_THE TASK_:
Would you retype, exactly and without the pictures, the lines between the line holding "Rebuild this chart" and the line holding "pw, ph = W - ML - MR, H - MT - MB", inclusive, and nothing else?

Start

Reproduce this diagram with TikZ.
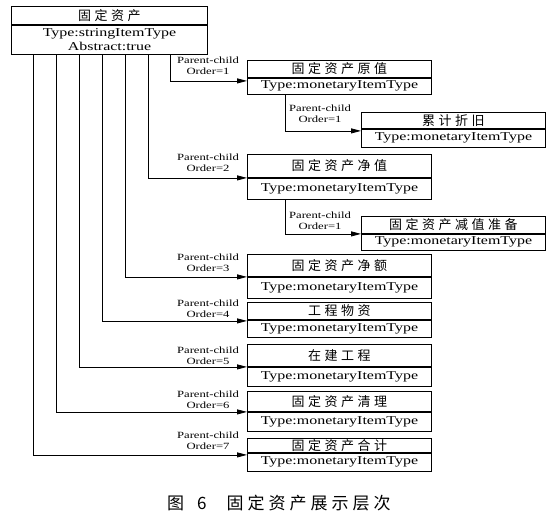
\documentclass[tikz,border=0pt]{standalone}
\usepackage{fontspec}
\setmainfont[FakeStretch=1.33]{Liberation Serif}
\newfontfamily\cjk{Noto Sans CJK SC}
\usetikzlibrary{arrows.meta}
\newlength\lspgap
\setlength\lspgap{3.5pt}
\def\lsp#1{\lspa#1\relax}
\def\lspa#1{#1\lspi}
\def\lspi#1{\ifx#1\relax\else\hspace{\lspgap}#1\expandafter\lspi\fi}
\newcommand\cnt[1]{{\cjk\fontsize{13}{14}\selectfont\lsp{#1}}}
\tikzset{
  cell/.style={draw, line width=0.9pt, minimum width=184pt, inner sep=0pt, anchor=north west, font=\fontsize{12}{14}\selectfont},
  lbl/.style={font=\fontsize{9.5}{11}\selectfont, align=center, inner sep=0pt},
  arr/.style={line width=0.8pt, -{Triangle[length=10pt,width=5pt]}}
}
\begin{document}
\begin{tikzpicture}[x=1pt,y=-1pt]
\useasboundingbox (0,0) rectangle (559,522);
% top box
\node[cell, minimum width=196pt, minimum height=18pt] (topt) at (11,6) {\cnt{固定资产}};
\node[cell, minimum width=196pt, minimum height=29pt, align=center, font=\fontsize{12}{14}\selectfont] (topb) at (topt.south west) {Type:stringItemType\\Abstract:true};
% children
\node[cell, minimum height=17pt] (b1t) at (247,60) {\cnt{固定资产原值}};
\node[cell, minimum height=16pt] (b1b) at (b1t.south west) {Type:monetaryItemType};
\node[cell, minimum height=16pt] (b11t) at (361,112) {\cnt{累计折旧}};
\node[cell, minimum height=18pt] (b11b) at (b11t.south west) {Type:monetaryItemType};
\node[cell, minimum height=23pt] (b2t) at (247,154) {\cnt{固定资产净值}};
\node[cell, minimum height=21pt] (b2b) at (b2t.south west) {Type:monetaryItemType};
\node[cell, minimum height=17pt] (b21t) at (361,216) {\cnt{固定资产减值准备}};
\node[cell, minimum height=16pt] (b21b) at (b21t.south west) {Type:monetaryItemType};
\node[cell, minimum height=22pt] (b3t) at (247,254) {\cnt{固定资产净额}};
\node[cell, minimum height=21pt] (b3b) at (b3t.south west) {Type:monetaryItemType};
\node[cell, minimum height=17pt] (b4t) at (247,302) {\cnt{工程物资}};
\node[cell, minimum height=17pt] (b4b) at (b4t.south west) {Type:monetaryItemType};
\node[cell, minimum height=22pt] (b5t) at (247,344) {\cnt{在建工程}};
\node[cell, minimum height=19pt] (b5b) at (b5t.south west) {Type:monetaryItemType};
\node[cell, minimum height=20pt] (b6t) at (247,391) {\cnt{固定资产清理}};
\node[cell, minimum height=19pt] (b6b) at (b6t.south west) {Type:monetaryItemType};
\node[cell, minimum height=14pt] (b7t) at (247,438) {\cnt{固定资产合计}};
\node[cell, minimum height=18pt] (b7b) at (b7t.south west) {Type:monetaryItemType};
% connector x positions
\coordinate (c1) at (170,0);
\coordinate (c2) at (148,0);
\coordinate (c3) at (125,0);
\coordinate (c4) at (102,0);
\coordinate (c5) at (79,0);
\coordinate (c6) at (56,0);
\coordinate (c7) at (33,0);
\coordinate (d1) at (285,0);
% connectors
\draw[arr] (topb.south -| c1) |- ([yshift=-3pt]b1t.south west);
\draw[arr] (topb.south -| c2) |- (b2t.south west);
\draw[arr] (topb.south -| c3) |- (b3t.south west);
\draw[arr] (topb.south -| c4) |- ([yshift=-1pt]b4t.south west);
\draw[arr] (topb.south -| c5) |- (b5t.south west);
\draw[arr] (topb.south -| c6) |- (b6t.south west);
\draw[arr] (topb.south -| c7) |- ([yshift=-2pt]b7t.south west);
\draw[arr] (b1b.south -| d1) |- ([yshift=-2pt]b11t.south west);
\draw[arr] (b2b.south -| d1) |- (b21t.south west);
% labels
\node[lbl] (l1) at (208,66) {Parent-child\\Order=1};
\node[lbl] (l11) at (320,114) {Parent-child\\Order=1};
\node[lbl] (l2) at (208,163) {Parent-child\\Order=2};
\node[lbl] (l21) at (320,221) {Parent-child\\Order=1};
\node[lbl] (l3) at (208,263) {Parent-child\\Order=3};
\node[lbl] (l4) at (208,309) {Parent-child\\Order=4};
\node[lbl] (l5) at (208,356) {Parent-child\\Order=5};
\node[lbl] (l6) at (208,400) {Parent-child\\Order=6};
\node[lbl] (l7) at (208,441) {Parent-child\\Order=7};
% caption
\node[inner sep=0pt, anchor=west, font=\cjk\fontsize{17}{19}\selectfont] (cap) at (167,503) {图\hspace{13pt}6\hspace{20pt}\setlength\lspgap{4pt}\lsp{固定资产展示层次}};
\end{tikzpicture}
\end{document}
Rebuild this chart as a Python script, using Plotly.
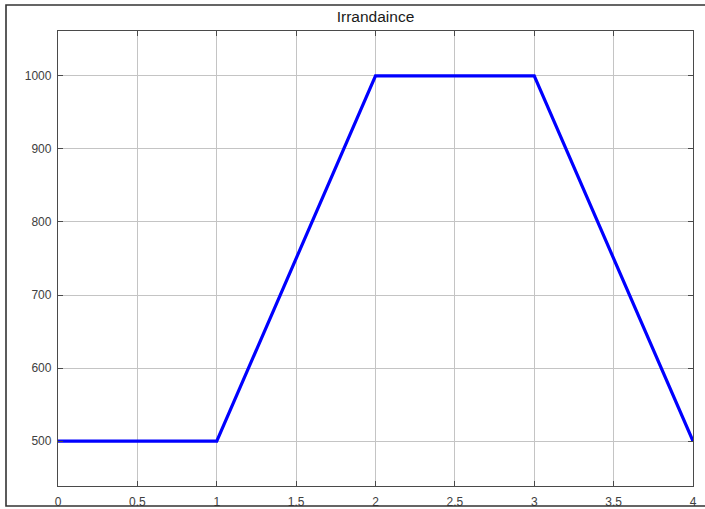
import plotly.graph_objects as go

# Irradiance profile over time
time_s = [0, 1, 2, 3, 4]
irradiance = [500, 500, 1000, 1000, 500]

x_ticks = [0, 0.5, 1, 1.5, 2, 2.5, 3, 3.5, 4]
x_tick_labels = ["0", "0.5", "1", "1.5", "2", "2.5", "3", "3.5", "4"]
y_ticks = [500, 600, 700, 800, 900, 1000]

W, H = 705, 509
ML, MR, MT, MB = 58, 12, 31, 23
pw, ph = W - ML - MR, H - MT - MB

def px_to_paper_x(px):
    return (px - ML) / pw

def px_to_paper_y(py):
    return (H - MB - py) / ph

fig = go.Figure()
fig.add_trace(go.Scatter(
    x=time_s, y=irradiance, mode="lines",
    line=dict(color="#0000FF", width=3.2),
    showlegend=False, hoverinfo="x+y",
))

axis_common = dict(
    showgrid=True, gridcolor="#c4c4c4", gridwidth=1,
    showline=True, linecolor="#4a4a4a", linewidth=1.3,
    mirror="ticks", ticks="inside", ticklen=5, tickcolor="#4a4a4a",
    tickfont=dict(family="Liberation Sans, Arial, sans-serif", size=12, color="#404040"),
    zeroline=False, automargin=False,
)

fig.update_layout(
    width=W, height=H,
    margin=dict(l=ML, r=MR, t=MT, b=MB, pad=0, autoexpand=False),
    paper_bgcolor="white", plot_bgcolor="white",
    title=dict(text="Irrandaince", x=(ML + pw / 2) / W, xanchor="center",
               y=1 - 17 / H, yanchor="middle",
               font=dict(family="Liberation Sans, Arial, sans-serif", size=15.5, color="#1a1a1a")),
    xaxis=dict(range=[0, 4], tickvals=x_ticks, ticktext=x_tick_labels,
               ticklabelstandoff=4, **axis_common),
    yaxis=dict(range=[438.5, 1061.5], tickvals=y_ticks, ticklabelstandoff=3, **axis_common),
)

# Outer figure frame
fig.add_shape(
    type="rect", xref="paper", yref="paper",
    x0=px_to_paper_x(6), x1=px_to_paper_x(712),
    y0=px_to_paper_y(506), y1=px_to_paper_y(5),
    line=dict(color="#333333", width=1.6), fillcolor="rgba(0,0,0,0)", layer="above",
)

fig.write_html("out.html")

End

_SOLUTION BELOW_:
Rebuild this chart as a Python script, using Plotly.
import plotly.graph_objects as go

# Irradiance profile over time
time_s = [0, 1, 2, 3, 4]
irradiance = [500, 500, 1000, 1000, 500]

x_ticks = [0, 0.5, 1, 1.5, 2, 2.5, 3, 3.5, 4]
x_tick_labels = ["0", "0.5", "1", "1.5", "2", "2.5", "3", "3.5", "4"]
y_ticks = [500, 600, 700, 800, 900, 1000]

W, H = 705, 509
ML, MR, MT, MB = 58, 12, 31, 23
pw, ph = W - ML - MR, H - MT - MB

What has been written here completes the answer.